Data for processing -
· · · ·
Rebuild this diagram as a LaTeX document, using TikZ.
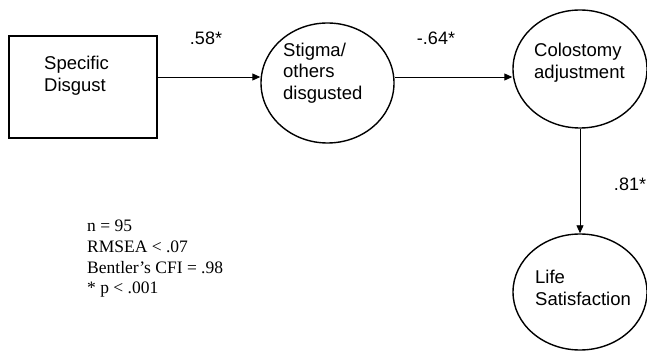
· · · ·
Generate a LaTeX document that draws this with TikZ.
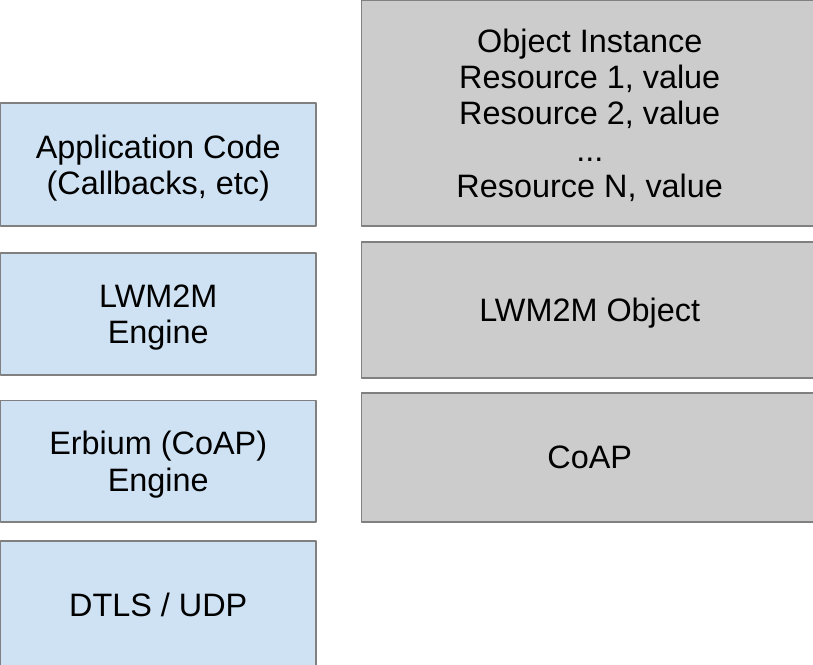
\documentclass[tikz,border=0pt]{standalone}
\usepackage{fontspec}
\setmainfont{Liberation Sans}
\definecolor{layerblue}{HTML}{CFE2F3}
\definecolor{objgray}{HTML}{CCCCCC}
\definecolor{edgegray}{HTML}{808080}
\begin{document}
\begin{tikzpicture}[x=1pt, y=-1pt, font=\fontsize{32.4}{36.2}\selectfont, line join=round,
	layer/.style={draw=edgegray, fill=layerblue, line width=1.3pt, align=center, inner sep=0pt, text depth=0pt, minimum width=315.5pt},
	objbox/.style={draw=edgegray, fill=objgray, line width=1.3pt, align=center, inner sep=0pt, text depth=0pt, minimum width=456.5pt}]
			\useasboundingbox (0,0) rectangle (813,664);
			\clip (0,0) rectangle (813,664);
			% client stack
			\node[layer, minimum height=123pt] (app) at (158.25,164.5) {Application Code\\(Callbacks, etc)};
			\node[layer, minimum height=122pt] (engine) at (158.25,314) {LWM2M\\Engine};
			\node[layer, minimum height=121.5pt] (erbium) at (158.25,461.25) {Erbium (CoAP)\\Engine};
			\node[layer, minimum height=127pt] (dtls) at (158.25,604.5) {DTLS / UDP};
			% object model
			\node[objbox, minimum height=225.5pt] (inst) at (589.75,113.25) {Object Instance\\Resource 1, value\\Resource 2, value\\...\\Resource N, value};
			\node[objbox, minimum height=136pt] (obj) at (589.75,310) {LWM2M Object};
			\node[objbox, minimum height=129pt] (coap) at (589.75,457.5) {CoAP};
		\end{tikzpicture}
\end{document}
· · · ·
Written problem - Only a number is wanted here: how many lines in the data above include the string "this"?

Solved exercise - 2